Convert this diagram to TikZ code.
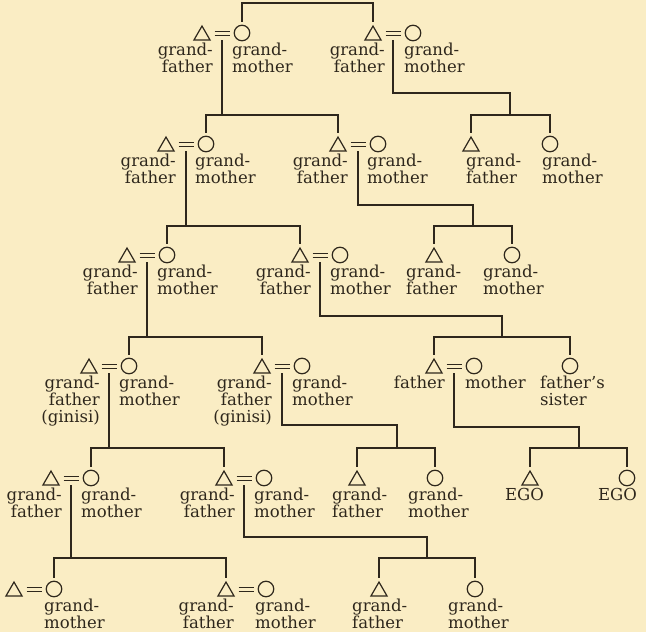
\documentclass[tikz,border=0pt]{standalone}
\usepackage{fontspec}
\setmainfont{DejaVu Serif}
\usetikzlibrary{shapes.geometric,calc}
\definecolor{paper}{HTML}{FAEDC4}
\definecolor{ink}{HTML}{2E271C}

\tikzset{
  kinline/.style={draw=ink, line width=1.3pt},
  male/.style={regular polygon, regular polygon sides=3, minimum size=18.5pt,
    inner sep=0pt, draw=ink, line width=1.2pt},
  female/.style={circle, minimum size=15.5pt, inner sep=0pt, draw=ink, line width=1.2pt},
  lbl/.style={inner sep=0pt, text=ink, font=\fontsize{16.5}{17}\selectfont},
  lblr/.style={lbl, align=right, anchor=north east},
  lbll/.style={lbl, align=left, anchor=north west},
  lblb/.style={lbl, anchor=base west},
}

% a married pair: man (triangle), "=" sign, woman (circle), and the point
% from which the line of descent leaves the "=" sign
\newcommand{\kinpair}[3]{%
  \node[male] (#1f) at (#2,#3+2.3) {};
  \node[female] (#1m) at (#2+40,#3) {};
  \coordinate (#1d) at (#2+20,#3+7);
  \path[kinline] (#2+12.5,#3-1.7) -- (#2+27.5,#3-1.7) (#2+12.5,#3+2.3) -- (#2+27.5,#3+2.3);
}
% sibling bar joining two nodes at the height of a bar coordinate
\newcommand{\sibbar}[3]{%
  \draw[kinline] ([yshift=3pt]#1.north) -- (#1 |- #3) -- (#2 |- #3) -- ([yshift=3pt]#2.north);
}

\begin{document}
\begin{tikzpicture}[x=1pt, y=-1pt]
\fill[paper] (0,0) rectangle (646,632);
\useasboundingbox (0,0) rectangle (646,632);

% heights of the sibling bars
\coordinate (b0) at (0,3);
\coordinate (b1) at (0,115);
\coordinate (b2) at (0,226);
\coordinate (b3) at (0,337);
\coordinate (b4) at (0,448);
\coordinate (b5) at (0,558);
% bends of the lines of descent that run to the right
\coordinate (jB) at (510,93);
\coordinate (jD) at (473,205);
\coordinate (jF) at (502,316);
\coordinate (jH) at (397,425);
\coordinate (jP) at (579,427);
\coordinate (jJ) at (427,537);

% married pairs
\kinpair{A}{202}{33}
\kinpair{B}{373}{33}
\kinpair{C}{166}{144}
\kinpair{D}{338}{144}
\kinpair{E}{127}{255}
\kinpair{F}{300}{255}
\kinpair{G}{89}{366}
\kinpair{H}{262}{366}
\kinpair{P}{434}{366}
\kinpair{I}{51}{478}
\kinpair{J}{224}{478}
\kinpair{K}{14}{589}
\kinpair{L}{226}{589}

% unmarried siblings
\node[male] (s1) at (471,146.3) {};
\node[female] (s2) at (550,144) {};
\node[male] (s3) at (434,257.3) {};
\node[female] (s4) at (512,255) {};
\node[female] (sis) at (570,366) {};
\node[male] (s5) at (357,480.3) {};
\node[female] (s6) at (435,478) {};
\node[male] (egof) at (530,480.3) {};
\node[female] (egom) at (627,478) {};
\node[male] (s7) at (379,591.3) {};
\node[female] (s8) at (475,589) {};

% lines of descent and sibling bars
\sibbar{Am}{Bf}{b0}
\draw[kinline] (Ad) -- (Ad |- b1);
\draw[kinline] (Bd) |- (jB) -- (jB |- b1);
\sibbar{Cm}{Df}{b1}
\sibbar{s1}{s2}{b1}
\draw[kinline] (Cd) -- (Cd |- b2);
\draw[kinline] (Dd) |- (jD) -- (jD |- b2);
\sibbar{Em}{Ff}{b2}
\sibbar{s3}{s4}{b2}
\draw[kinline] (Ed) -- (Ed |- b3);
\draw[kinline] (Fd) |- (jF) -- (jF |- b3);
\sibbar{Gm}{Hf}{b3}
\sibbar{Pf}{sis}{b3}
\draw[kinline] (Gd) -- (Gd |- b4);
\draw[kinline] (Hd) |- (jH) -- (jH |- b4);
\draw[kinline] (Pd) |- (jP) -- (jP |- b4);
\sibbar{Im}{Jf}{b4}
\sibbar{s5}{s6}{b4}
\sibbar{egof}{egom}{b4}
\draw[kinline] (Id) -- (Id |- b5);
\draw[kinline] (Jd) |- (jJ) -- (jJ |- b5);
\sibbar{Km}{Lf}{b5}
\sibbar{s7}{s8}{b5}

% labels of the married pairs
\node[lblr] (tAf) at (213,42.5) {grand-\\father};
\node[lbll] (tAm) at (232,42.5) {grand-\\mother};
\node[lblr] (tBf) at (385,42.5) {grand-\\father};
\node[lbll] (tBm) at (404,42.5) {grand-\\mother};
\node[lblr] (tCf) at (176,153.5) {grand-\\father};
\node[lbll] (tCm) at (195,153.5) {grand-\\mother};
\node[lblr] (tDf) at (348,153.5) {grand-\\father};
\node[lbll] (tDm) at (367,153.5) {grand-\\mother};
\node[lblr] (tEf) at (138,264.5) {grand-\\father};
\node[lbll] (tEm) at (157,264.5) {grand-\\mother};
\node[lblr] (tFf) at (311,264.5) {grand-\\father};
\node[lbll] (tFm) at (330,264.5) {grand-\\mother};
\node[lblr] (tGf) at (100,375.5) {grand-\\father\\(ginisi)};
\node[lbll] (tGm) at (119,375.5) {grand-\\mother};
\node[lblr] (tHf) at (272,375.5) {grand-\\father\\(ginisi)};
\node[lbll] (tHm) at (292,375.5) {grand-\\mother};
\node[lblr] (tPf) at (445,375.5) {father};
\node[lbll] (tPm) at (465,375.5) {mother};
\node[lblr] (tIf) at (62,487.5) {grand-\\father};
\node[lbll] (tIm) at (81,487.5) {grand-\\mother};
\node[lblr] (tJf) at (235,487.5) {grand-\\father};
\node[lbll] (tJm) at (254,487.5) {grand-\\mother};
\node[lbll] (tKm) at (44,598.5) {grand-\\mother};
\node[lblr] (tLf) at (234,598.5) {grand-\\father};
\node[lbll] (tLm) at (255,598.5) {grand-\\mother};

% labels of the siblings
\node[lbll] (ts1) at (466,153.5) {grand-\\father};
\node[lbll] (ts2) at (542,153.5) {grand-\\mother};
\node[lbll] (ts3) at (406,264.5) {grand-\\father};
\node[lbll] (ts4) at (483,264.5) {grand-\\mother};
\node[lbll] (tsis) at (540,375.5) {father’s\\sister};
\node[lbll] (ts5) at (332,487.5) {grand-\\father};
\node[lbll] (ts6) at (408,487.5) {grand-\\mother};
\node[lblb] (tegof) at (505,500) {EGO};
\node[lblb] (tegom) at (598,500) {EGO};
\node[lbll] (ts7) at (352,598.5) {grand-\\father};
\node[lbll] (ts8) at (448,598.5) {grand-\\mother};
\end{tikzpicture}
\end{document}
==
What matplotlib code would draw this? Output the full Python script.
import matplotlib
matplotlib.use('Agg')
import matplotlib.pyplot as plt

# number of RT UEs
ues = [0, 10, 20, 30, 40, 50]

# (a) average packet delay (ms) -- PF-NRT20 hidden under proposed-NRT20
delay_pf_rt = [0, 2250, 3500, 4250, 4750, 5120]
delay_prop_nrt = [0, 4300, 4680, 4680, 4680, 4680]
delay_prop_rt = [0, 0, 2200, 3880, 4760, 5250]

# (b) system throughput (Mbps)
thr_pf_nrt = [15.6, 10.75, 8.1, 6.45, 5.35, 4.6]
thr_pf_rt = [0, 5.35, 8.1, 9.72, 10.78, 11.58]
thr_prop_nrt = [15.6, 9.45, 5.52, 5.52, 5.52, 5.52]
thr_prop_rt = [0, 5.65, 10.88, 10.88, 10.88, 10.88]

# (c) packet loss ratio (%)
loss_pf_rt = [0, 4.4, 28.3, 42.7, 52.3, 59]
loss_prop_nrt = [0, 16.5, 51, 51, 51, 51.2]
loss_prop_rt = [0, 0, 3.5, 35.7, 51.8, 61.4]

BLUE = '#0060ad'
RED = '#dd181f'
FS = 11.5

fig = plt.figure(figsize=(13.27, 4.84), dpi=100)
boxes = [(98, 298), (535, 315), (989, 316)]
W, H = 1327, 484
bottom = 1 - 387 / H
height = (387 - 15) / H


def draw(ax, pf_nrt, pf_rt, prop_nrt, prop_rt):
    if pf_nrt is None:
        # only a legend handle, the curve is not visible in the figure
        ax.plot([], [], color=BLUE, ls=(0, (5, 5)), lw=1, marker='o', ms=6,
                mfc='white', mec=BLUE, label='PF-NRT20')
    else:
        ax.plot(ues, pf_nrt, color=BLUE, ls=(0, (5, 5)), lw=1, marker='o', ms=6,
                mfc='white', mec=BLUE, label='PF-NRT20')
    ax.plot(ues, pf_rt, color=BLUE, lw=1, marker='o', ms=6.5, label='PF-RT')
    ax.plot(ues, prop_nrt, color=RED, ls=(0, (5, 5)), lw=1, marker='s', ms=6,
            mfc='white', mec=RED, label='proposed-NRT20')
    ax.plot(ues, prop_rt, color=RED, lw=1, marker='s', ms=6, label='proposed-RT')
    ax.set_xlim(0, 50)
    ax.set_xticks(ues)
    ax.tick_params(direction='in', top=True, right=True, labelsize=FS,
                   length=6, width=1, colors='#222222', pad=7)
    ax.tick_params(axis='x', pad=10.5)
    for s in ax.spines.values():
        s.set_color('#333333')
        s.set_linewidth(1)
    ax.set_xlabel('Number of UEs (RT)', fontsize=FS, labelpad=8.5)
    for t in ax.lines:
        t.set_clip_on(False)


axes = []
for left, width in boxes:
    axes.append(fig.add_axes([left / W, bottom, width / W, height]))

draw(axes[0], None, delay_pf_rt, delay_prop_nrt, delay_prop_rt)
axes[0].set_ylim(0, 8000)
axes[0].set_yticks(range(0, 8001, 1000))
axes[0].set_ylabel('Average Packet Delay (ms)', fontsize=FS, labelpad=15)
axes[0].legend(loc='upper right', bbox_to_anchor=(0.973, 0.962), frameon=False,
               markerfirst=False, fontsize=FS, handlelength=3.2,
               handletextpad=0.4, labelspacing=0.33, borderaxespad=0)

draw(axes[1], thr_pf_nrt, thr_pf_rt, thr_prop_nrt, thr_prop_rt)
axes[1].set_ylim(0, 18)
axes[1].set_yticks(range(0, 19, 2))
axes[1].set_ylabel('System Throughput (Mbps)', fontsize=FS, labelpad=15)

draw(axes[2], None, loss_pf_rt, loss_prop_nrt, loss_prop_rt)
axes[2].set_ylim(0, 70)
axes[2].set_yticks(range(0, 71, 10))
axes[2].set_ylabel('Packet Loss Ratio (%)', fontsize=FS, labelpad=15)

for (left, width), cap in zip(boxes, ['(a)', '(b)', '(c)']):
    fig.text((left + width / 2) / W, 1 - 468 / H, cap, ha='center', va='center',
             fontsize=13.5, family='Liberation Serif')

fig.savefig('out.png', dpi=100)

_Directions for this task:_
From the entries above, extract only the lines running from the one containing "What matplotlib code" through the one containing "delay_prop_rt = [0, 0, 2200, 3880, 4760, 5250]", inclusive.

_Finished answer:_
What matplotlib code would draw this? Output the full Python script.
import matplotlib
matplotlib.use('Agg')
import matplotlib.pyplot as plt

# number of RT UEs
ues = [0, 10, 20, 30, 40, 50]

# (a) average packet delay (ms) -- PF-NRT20 hidden under proposed-NRT20
delay_pf_rt = [0, 2250, 3500, 4250, 4750, 5120]
delay_prop_nrt = [0, 4300, 4680, 4680, 4680, 4680]
delay_prop_rt = [0, 0, 2200, 3880, 4760, 5250]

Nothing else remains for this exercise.